Using BNPL

Is Buy Now, Pay Later Worth It?

Buy Now, Pay Later (BNPL) is a payment option that has been around for a while and rapidly gaining ground among consumers in recent years.

The onset of the COVID-19 pandemic caused a consumer paradigm shift towards online shopping, a shift that did wonders for BNPL’s popularity as people began to rely more on the internet for their purchases.

As the name suggests, BNPL allows customers to make a purchase and receive the product immediately but pay for it later, usually in instalments.

But wait a second. Isn’t it just a credit card payment plan? Yes, both payment methods are incredibly similar. However, there are some key differences between the two.

BNPL vs credit cards

Although credit cards and the BNPL involve deferred payments, using a credit card to pay for purchases only requires you to make the minimum payment due on the card each month. Interest accrues on the remaining amount until you repay it in full. Plus, the outstanding balance can be carried over indefinitely (while paying a very high interest rate!).

On the other hand, BNPL purchases often do not charge interest. However, they have a fixed repayment schedule. Currently, vendors in Malaysia allow terms of up to six months at a time. There are high late payment fees that will be added if you don’t follow the repayment schedule. If you still don’t pay despite being charged late fees, your balance could be sold to a debt collection agency and your credit score could suffer.

For the most part, BNPL is not as widely accepted as credit card payment plans.

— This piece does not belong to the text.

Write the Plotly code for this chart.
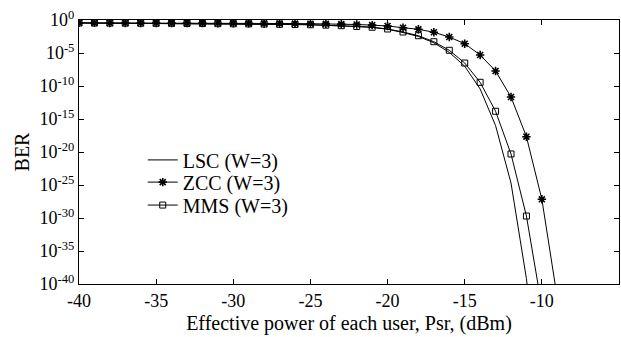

Despite this, BNPL can still be a rather attractive option when it comes to small purchases while browsing the web.

4 things to check before you BNPL

Before committing to a BNPL arrangement, make sure you understand all the terms and conditions. Every company does things differently. Some of the more important terms you need to keep an eye out for include:

  • Application process
  • The time required for reimbursement
  • Interest rates (if applicable)
  • Late payment conditions
  • Return Policies

1. Application Process
Most BNPL companies usually only require a soft credit check for approval with this payment method. This means that your credit score will not be affected. However, there are exceptions to this, where some companies may do a heavy extraction of your credit. This means that a creditor has asked to see your credit report to determine the level of risk you pose as a borrower. This may end up temporarily affecting your score.

2. Allocated repayment period
It would also do you good to know how your BNPL payments work. This will help you budget the required amount on time, so you won’t miss the payment deadline, which could incur additional late fees. As mentioned earlier, BNPL deals often come with a 0% interest rate, but this is not always the case. If you’re not careful, you can end up with a BNPL purchase that charges interest equal to, if not more than, credit card installments.

3. Interest rates and late payments
Another thing to keep in mind is the refund terms you agree to. For example, missing a payment or not having sufficient funds in your account when the payment is due may result in fees and penalties with BNPL, and clients may also have to pay interest for the remainder of the payment period. Some BNPL penalties – like Shopee’s – can reach exorbitant amounts.

4. Return Policies
One last thing to consider is the return policy for items purchased through BPNL. Returning an item may be possible. However, due to the nature of this method, the merchant may only want to reverse your installments or offer a refund on your purchase after verifying that the return has been accepted and processed.

Advantages and disadvantages of using BNPL

Here is a brief summary.


  • Convenient, structured and disciplined way to pay for purchases over time at fixed intervals.
  • Usually has little to no interest rates compared to credit card payment plans.
  • A good credit rating is not a requirement for applying to BNPL in most cases.
  • Approval is usually very fast.

The inconvenients:

  • Payments can be difficult to track (especially if multiple purchases are made from multiple vendors.
  • Generally does not earn you any cashback rewards or benefits.
  • Ease of payments could lead to overspending.

Who is the BNPL for?

BNPL is for those who want more options for installment payments, but cannot qualify for credit cards. These can be low-income people who need the flexibility to purchase certain appliances or household items, or those on a tight budget who need to spread out certain payments to stick to it.

However, it should be noted that the short-term nature of BNPL means that installments will always be higher than in-house credit card or in-store repayment plans. If only because credit card providers tend to allow longer repayment periods. So, although the overall amount may be lower with BNPL, you are still obligated to pay more each month.

The dangers of BNPL are similar to those of a credit card. You will need self-control to ensure that you don’t buy more than you can afford. Buy now and pay later can still get you into debt, even though late payment fees are lower than credit cards and bank loans.

All in all, BNPL is one more tool in your financial toolbox. It can help you stick to a budget and iron out difficulties, or it can cause major damage if you’re not careful. So, like any other financial product, it’s up to you to use it wisely and live within your means.